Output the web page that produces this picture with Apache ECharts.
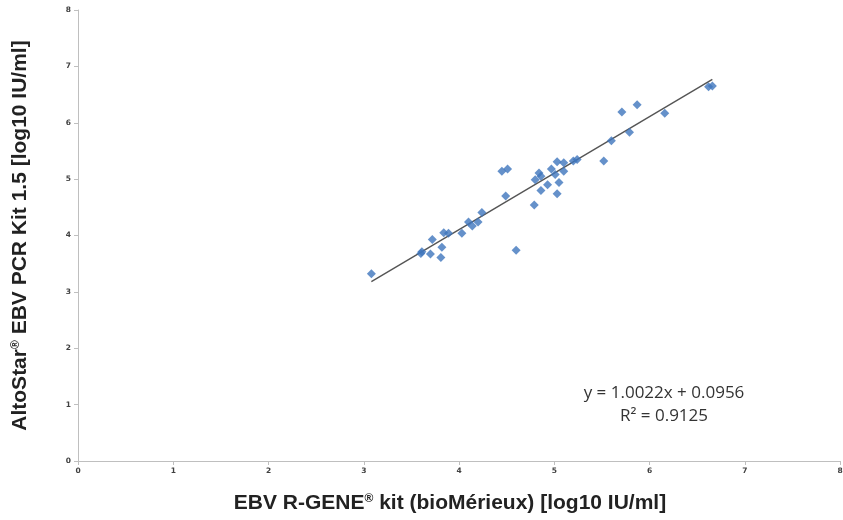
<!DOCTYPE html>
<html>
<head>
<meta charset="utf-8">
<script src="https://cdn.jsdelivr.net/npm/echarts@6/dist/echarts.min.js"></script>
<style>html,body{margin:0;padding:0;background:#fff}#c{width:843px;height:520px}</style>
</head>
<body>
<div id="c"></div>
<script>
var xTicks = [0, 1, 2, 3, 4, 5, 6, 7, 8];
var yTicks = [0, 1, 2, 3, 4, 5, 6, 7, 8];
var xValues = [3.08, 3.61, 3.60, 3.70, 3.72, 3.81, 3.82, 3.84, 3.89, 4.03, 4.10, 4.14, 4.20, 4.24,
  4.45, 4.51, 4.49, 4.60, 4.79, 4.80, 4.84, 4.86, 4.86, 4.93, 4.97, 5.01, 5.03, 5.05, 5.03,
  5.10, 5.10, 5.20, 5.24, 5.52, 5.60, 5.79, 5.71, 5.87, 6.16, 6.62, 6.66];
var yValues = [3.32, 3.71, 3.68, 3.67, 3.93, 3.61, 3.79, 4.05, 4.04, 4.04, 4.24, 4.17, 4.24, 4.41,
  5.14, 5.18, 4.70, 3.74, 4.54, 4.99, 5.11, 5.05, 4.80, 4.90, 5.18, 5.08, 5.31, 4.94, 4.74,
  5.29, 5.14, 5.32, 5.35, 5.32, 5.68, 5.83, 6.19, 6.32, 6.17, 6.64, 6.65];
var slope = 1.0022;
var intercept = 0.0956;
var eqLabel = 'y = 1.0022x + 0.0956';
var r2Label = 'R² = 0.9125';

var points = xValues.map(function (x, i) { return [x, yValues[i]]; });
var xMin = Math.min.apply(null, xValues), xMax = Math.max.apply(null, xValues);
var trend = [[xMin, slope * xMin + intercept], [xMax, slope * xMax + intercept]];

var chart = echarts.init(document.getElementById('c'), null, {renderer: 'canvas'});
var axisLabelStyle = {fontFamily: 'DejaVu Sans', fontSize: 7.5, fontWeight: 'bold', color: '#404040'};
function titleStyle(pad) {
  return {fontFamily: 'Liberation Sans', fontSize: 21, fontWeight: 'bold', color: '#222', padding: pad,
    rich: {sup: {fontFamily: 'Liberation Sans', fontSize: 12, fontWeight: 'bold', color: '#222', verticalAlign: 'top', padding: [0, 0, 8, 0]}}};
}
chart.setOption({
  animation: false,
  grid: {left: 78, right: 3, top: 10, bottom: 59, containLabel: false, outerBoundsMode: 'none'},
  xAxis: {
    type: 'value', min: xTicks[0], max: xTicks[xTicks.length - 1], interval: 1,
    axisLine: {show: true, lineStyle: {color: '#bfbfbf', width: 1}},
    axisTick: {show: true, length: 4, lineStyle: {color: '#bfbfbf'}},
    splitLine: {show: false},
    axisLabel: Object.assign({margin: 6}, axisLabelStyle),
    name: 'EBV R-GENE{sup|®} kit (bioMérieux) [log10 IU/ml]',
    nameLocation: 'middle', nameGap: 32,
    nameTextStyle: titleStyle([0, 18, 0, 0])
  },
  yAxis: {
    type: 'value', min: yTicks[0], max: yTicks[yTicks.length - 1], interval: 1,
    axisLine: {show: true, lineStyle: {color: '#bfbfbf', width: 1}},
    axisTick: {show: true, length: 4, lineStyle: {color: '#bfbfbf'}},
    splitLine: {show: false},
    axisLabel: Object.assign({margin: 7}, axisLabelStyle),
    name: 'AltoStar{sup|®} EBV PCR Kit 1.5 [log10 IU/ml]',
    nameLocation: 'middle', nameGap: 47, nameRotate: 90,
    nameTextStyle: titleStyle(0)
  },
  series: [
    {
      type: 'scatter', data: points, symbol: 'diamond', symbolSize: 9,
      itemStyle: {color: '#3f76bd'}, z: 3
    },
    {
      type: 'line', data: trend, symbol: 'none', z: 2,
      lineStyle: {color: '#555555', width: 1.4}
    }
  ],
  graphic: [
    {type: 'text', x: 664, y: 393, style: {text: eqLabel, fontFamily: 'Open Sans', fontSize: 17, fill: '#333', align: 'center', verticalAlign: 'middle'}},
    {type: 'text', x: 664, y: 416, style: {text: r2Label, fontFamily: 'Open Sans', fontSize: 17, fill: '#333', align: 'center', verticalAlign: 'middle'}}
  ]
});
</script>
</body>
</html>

▶ Job
Copy the whole of the material above exactly, but not its images.

▶ Solution to this problem
Output the web page that produces this picture with Apache ECharts.
<!DOCTYPE html>
<html>
<head>
<meta charset="utf-8">
<script src="https://cdn.jsdelivr.net/npm/echarts@6/dist/echarts.min.js"></script>
<style>html,body{margin:0;padding:0;background:#fff}#c{width:843px;height:520px}</style>
</head>
<body>
<div id="c"></div>
<script>
var xTicks = [0, 1, 2, 3, 4, 5, 6, 7, 8];
var yTicks = [0, 1, 2, 3, 4, 5, 6, 7, 8];
var xValues = [3.08, 3.61, 3.60, 3.70, 3.72, 3.81, 3.82, 3.84, 3.89, 4.03, 4.10, 4.14, 4.20, 4.24,
  4.45, 4.51, 4.49, 4.60, 4.79, 4.80, 4.84, 4.86, 4.86, 4.93, 4.97, 5.01, 5.03, 5.05, 5.03,
  5.10, 5.10, 5.20, 5.24, 5.52, 5.60, 5.79, 5.71, 5.87, 6.16, 6.62, 6.66];
var yValues = [3.32, 3.71, 3.68, 3.67, 3.93, 3.61, 3.79, 4.05, 4.04, 4.04, 4.24, 4.17, 4.24, 4.41,
  5.14, 5.18, 4.70, 3.74, 4.54, 4.99, 5.11, 5.05, 4.80, 4.90, 5.18, 5.08, 5.31, 4.94, 4.74,
  5.29, 5.14, 5.32, 5.35, 5.32, 5.68, 5.83, 6.19, 6.32, 6.17, 6.64, 6.65];
var slope = 1.0022;
var intercept = 0.0956;
var eqLabel = 'y = 1.0022x + 0.0956';
var r2Label = 'R² = 0.9125';

var points = xValues.map(function (x, i) { return [x, yValues[i]]; });
var xMin = Math.min.apply(null, xValues), xMax = Math.max.apply(null, xValues);
var trend = [[xMin, slope * xMin + intercept], [xMax, slope * xMax + intercept]];

var chart = echarts.init(document.getElementById('c'), null, {renderer: 'canvas'});
var axisLabelStyle = {fontFamily: 'DejaVu Sans', fontSize: 7.5, fontWeight: 'bold', color: '#404040'};
function titleStyle(pad) {
  return {fontFamily: 'Liberation Sans', fontSize: 21, fontWeight: 'bold', color: '#222', padding: pad,
    rich: {sup: {fontFamily: 'Liberation Sans', fontSize: 12, fontWeight: 'bold', color: '#222', verticalAlign: 'top', padding: [0, 0, 8, 0]}}};
}
chart.setOption({
  animation: false,
  grid: {left: 78, right: 3, top: 10, bottom: 59, containLabel: false, outerBoundsMode: 'none'},
  xAxis: {
    type: 'value', min: xTicks[0], max: xTicks[xTicks.length - 1], interval: 1,
    axisLine: {show: true, lineStyle: {color: '#bfbfbf', width: 1}},
    axisTick: {show: true, length: 4, lineStyle: {color: '#bfbfbf'}},
    splitLine: {show: false},
    axisLabel: Object.assign({margin: 6}, axisLabelStyle),
    name: 'EBV R-GENE{sup|®} kit (bioMérieux) [log10 IU/ml]',
    nameLocation: 'middle', nameGap: 32,
    nameTextStyle: titleStyle([0, 18, 0, 0])
  },
  yAxis: {
    type: 'value', min: yTicks[0], max: yTicks[yTicks.length - 1], interval: 1,
    axisLine: {show: true, lineStyle: {color: '#bfbfbf', width: 1}},
    axisTick: {show: true, length: 4, lineStyle: {color: '#bfbfbf'}},
    splitLine: {show: false},
    axisLabel: Object.assign({margin: 7}, axisLabelStyle),
    name: 'AltoStar{sup|®} EBV PCR Kit 1.5 [log10 IU/ml]',
    nameLocation: 'middle', nameGap: 47, nameRotate: 90,
    nameTextStyle: titleStyle(0)
  },
  series: [
    {
      type: 'scatter', data: points, symbol: 'diamond', symbolSize: 9,
      itemStyle: {color: '#3f76bd'}, z: 3
    },
    {
      type: 'line', data: trend, symbol: 'none', z: 2,
      lineStyle: {color: '#555555', width: 1.4}
    }
  ],
  graphic: [
    {type: 'text', x: 664, y: 393, style: {text: eqLabel, fontFamily: 'Open Sans', fontSize: 17, fill: '#333', align: 'center', verticalAlign: 'middle'}},
    {type: 'text', x: 664, y: 416, style: {text: r2Label, fontFamily: 'Open Sans', fontSize: 17, fill: '#333', align: 'center', verticalAlign: 'middle'}}
  ]
});
</script>
</body>
</html>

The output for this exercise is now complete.